Funny that. Sturgeon knows that the Government, quite rightly, is not going to grant her permission to hold another vote in this Parliament. But she needs some read meat to keep her increasingly fractious activists in line. Hence yet another study, yet another commission, more delaying tactics.

Not that those efforts are even going especially well. This week, it emerged that one of the First Minister’s new hand-picked economic advisers warned that separating from the United Kingdom would be “Brexit times ten”. Professor Mark Blythe, in an interview conducted days before his new role was announced, is the last thing Sturgeon needed as she tees her members up to debate the proposition that a hard border with England could “favourably benefit” Scotland.

Grace periods on Northern Irish trade extended indefinitely

Back in March, I wrote about how the Prime Minister’s decision to appoint David Frost to the Northern Irish trade brief signalled that the Government was much more serious than some people seemed prepared to credit about securing meaningful change to the Protocol.

Autumn is here and so far, it looks as if that reading was right – and perhaps Brussels is starting to realise it.

Why else would the EU have agreed to the UK indefinitely extending the grace periods which are allowing fresh produce from mainland Britain to cross unhindered into Ulster, in defiance of Brussels’ ‘external frontier’ at the Irish Sea?

Perhaps they have realised, as I noted earlier this week, that it’s no good demanding that the Government ‘honour what it signed’ when taking preventative measures to prevent ‘diversion of trade’ – for example, forcing Northern Irish supermarkets to find new, EU-based supply chains – is right there in the text of Article 16? Over the summer, senior sources told me that London’s red line was maintaining food supply chains across the Irish Sea.

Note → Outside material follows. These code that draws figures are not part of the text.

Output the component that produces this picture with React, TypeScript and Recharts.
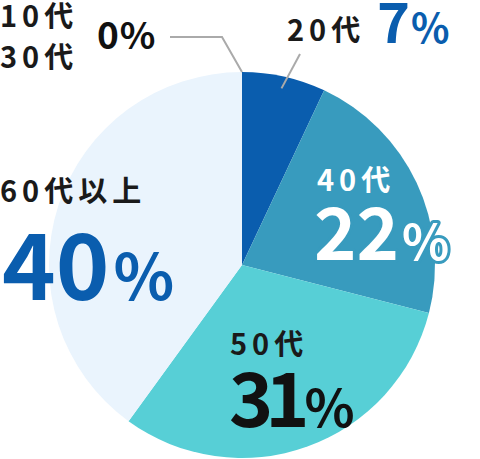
import { Cell, Pie, PieChart } from 'recharts'

const categories = ['10代', '30代', '20代', '40代', '50代', '60代以上']
const shares = [0, 0, 7, 22, 31, 40]
const sliceColors = ['#0A5DAE', '#0A5DAE', '#0A5DAE', '#389BBE', '#57CFD6', '#EAF4FD']

const FONT = '"Noto Sans CJK JP", "Noto Sans", sans-serif'
const RAD = Math.PI / 180

// where each label sits (name line, then the big percentage)
const labelLayout: Record<string, any> = {
  '10代': { nx: 0, ny: 27, px: 97, py: 49, big: 37, small: 37, gap: 1, color: '#111', line: [[170, 37], [222, 37]] },
  '30代': { nx: 0, ny: 68 },
  '20代': { nx: 287, ny: 41, px: 377, py: 43, big: 56, small: 40, gap: 1, color: '#0A5DAE', tip: [300, 54] },
  '40代': { nx: 317, ny: 191, px: 314, py: 260, big: 72, small: 49, gap: 3, color: '#fff', nameColor: '#fff', halo: '#389BBE' },
  '50代': { nx: 230, ny: 355, px: 229, py: 427, big: 75, small: 52, gap: 3, numSpacing: -8, color: '#111' },
  '60代以上': { nx: 0, ny: 202, px: 2, py: 300, big: 91, small: 63, gap: 4, color: '#0A5DAE' },
}

function renderLabel(props: any) {
  const { cx, cy, midAngle, outerRadius, name, value } = props
  const l = labelLayout[name]
  if (!l) return null
  const halo = l.halo
    ? { stroke: l.halo, strokeWidth: 6, strokeLinejoin: 'round' as const, paintOrder: 'stroke' as const }
    : {}
  let leader = null
  if (l.line) {
    const tx = cx + outerRadius * Math.cos(-midAngle * RAD)
    const ty = cy + outerRadius * Math.sin(-midAngle * RAD)
    const pts = [...l.line, [tx, ty]].map((p: number[]) => p.join(',')).join(' ')
    leader = <polyline points={pts} fill="none" stroke="#AAAAAA" strokeWidth={2} />
  }
  if (l.tip) {
    const r = outerRadius - 12
    const sx = cx + r * Math.cos(-midAngle * RAD)
    const sy = cy + r * Math.sin(-midAngle * RAD)
    leader = <line x1={sx} y1={sy} x2={l.tip[0]} y2={l.tip[1]} stroke="#AAAAAA" strokeWidth={2} />
  }
  return (
    <g key={name}>
      {leader}
      <text x={l.nx} y={l.ny} fill={l.nameColor ?? '#1A1A1A'} fontSize={29} letterSpacing={5} fontWeight={700} fontFamily={FONT} {...halo}>
        {name}
      </text>
      {l.px !== undefined && (
        <text x={l.px} y={l.py} fill={l.color} fontWeight={700} fontFamily={FONT} {...halo}>
          <tspan fontSize={l.big} letterSpacing={l.numSpacing ?? 0}>{value}</tspan>
          <tspan fontSize={l.small} dx={l.gap}>%</tspan>
        </text>
      )}
    </g>
  )
}

export default function App() {
  const data = categories.map((name, i) => ({ name, value: shares[i] }))
  return (
    <div style={{ position: 'absolute', left: 0, top: 0, width: 480, height: 459, background: '#fff' }}>
      <PieChart width={480} height={459} margin={{ top: 0, right: 0, bottom: 0, left: 0 }}>
        <Pie
          data={data}
          dataKey="value"
          nameKey="name"
          cx={242}
          cy={265}
          outerRadius={193}
          startAngle={90}
          endAngle={-270}
          stroke="none"
          label={renderLabel}
          labelLine={false}
          isAnimationActive={false}
        >
          {data.map((d, i) => (
            <Cell key={d.name} fill={sliceColors[i]} />
          ))}
        </Pie>
      </PieChart>
    </div>
  )
}
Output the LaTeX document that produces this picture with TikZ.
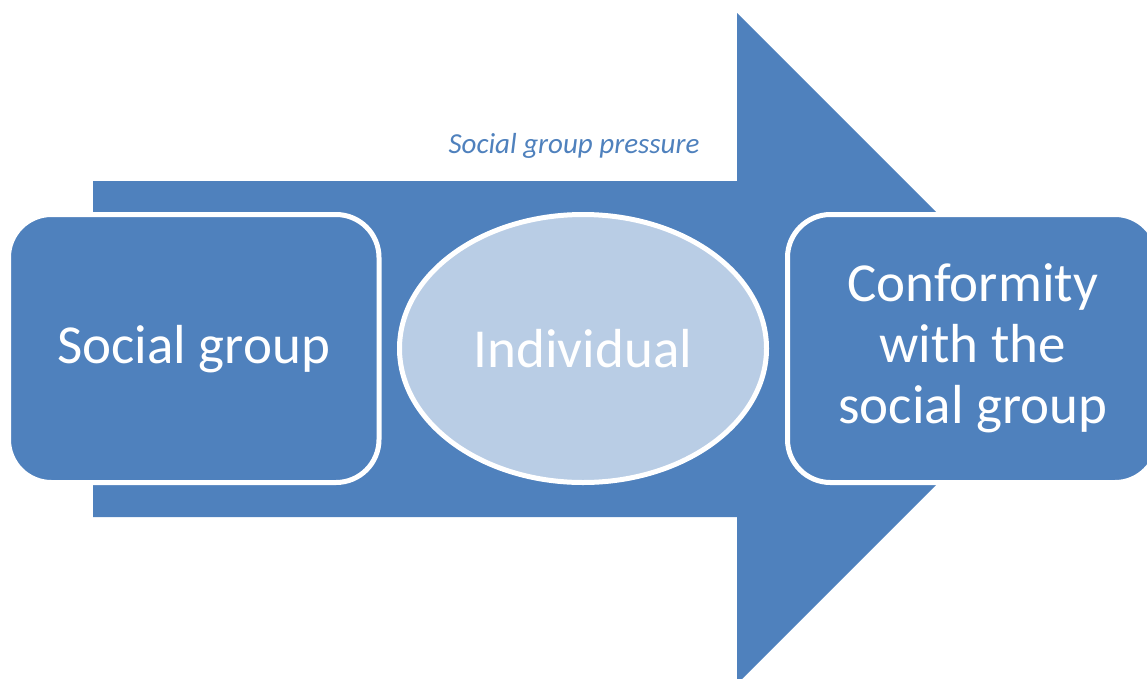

Hence the earlier, unilateral extension of grace periods.

Some critics wondered why, if the Government was serious, it didn’t immediately trigger Article 16. But doing so precipitately would make it look as if the UK were merely spoiling for a fight. Instead, the months of extensions have simultaneously demonstrated Britain’s seriousness about finding a low-key resolution and the complete absence of any ill-effects on the Single Market from the unfettered flow of British produce.

Of course, its a big leap from a fudge such as this to actually re-opening and renegotiating the Protocol. But patience is baked in to this Fabian strategy. By consenting to an indefinite extension, it looks as if Brussels understands that the Protocol can’t operate as currently drafted without diversion of trade – and it explicitly does not permit diversion of trade.

Welsh boundary review proposals published

The BBC reports on the publication of the proposed new parliamentary constituencies for Wales. The principality’s representation at Westminster is being cut from 40 to 32 as part of the Government’s push to equalise constituency boundaries.

If the new boundaries went ahead in their current form it could leave several Conservative MPs scrapping for new seats, with 2019 gains Clwyd South and Vale of Clwyd getting absorbed by other seats as well as Carmarthen West and South Pembrokeshire, held by Simon Hart, the Welsh Secretary.

The changes could also hit Plaid Cymru quite hard, with several of their seats making unhelpful acquisitions from neighbouring constituencies.